De la première section dévolue à la Silver Factory, le parcours de l’expo se prolonge vers une seconde partie intitulée « Vinyles ». Au mur, les nombreuses pochettes de disques conçues par Warhol, qu’il concevait comme des œuvres d’art à part entière. Il en réalisera au total quarante-six, considérant que ces éditions multiples permettaient de toucher le plus grand nombre, en accord avec sa philosophie de la dématérialisation de l’art. Il y a là, trônant en bonne place, l’« album à la banane », dont on oublie souvent le titre, effacé par le visuel devenu culte. Il s’agit de The Velvet Underground & Nico de 1967.
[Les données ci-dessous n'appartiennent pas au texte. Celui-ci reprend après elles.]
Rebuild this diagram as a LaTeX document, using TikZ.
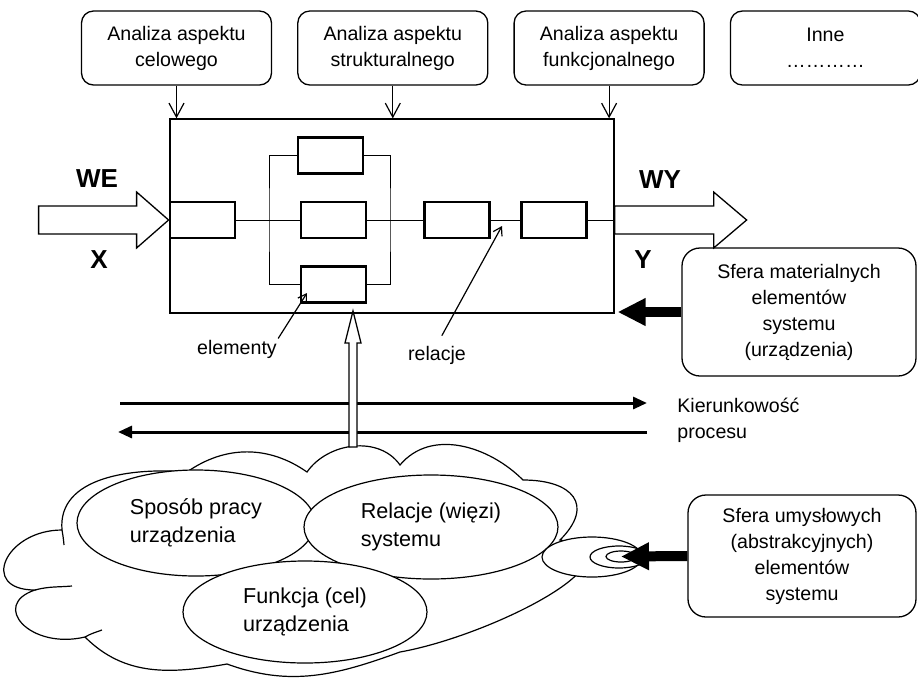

« Je me rappelle très bien la rencontre avec Mick Jagger, s’enthousiasme David McCabe. C’était le premier voyage des Stones en Amérique, et Andy était ravi de pouvoir enfin les approcher. La soirée se passait dans le superbe appartement de la socialite Baby Jane Holzer, l’une des Warhol Superstars, qu’il a fait jouer dans certains de ses films. Il y avait là le tout-New York. En voyant Mick Jagger, Andy s’approche de moi, et murmure dans mon oreille : ‘David, tu crois que Mick a une banane dans sa poche ?’. Et moi de lui répondre : ‘Qu’est-ce que tu veux que j’en sache ?‘. C’est drôle, parce que je pense que c’est ce qui a inspiré la pochette du disque qui est ici, la plus célèbre de toutes ! »
Les premières années de la Factory, un temps béni qui durera peu
Instants historiques, mais aussi instants volés, comme la scène de baiser entre Warhol et le danseur étoile Rudolf Noureev dans l’ascenseur de la Factory. La visite de Judy Garland, vénérée par Warhol. Ou encore la partie de Monopoly avec Robert Rauschenberg, l’un et l’autre en passe de devenir des peintres phares du pop art, alors que tous deux rivalisaient d’ingéniosité pour amasser le plus d’argent de pacotille. Faisant dire à Warhol, en quittant l’appartement de Rauschenberg une fois la partie terminée, que sa Factory était, de toute manière, bien plus grande que le studio du rival.
Tant de moments éphémères consignés qui, ensemble, déroulent la fresque granuleuse et à fleur de peau d’un temps béni qui durera peu : en 1968, la militante féministe radicale Valérie Solanas s’introduit à la Factory, et tire sur Warhol. Il en réchappe, mais l’attentat entraîne une autre mort. Une mort symbolique : la Silver Factory, l’argentée, la futuriste, l’insouciante, n’est plus. Lorsqu’elle renaît de ses cendres, elle arbore le visage méconnaissable, dur et fermé, de la seconde Factory, dès lors professionnalisée et fermée au public. L’utopie cède la place à l’agence de publicité. Entrevue, la mort des utopies est définitivement entérinée.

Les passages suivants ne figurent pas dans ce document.